Member of Chhattisgarh Legislative Assembly
- Incumbent
- Assumed office 2023
- Preceded by: Devati Karma
- Constituency: Dantewada

Personal details
- Born: 1976 (age 49–50) Dantewada, Chhattisgarh, India
- Party: Bharatiya Janata Party
- Parent: Bosa Atami (father);
- Education: Chhattisgarh State Open School, Raipur (Class 12)
- Profession: Politician
- Known for: Association with Salwa Judum, anti-Naxalite activities

= Chaitram Atami =

Indian politician

Chaitram Atami (born 1976) is an Indian politician from Chhattisgarh. He is an MLA from Dantewada Assembly constituency, which is a reserved constituency for Scheduled Tribes community, in Dantewada district. He won the 2023 Chhattisgarh Legislative Assembly election, representing the Bharatiya Janata Party.
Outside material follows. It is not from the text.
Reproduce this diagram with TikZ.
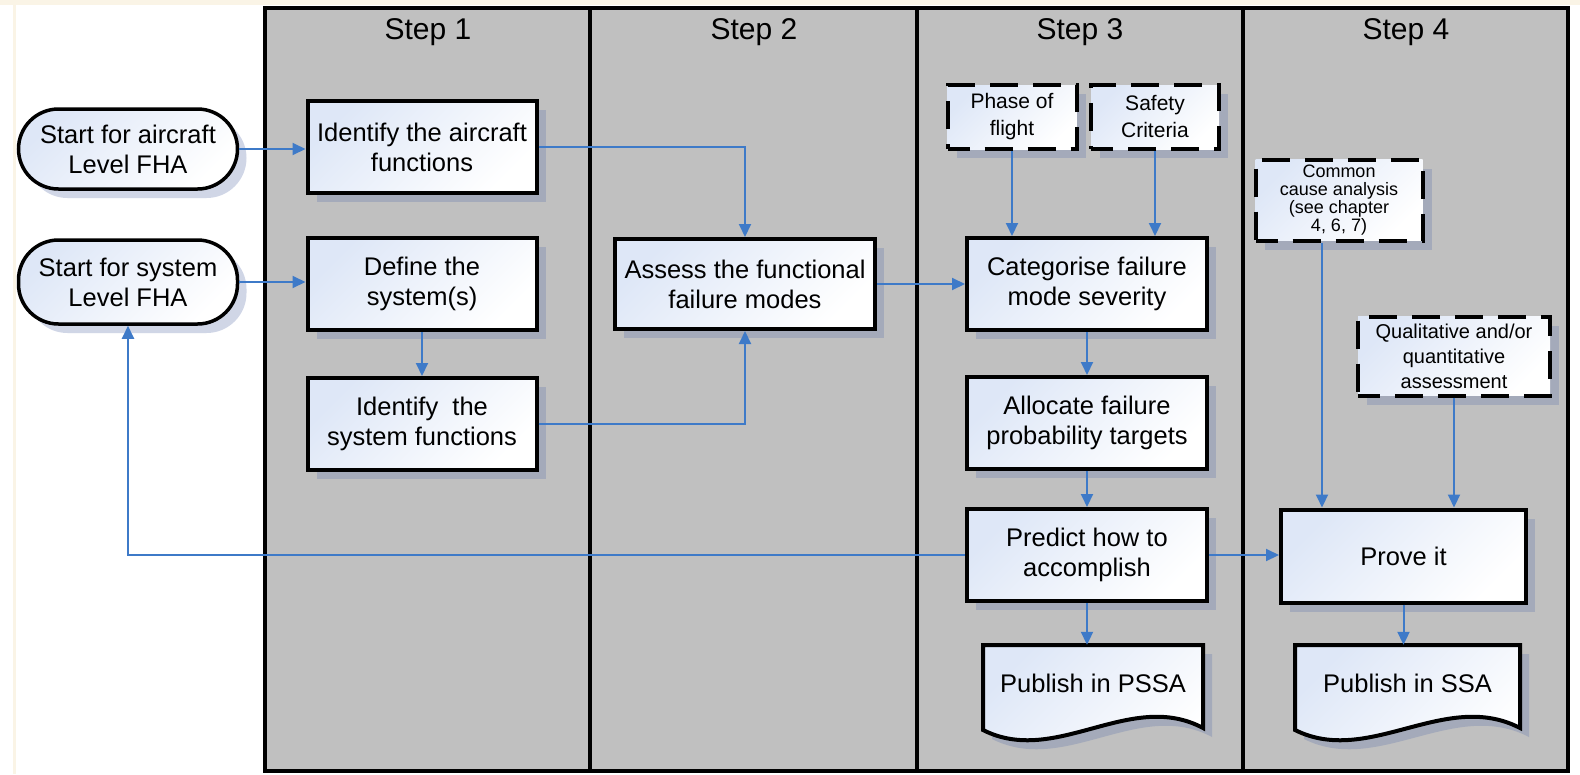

== Early life and education ==
Atami is from Dantewada, Chhattisgarh. His father, Bosa Atami, is a farmer. He passed Class 12 through open school stream in 2013 at Chhattisgarh State Open School, Raipur.

== Career ==
Atami won from Dantewada Assembly constituency representing the Bharatiya Janata Party in the 2023 Chhattisgarh Legislative Assembly election. He polled 57,739 votes and defeated his nearest rival, K. Chavindra Mahendra Karma of the Indian National Congress, by a margin of 16,803 votes.

He was part of the Salwa Judum, an armed anti insurgency militia created by the local leaders as a resistance force against the Naxalites in the affected Bastar region. After the Supreme Court of India declared Salwa Judum (Peace March) as unconstitutional, many of these leaders joined political parties. Atami too joined BJP.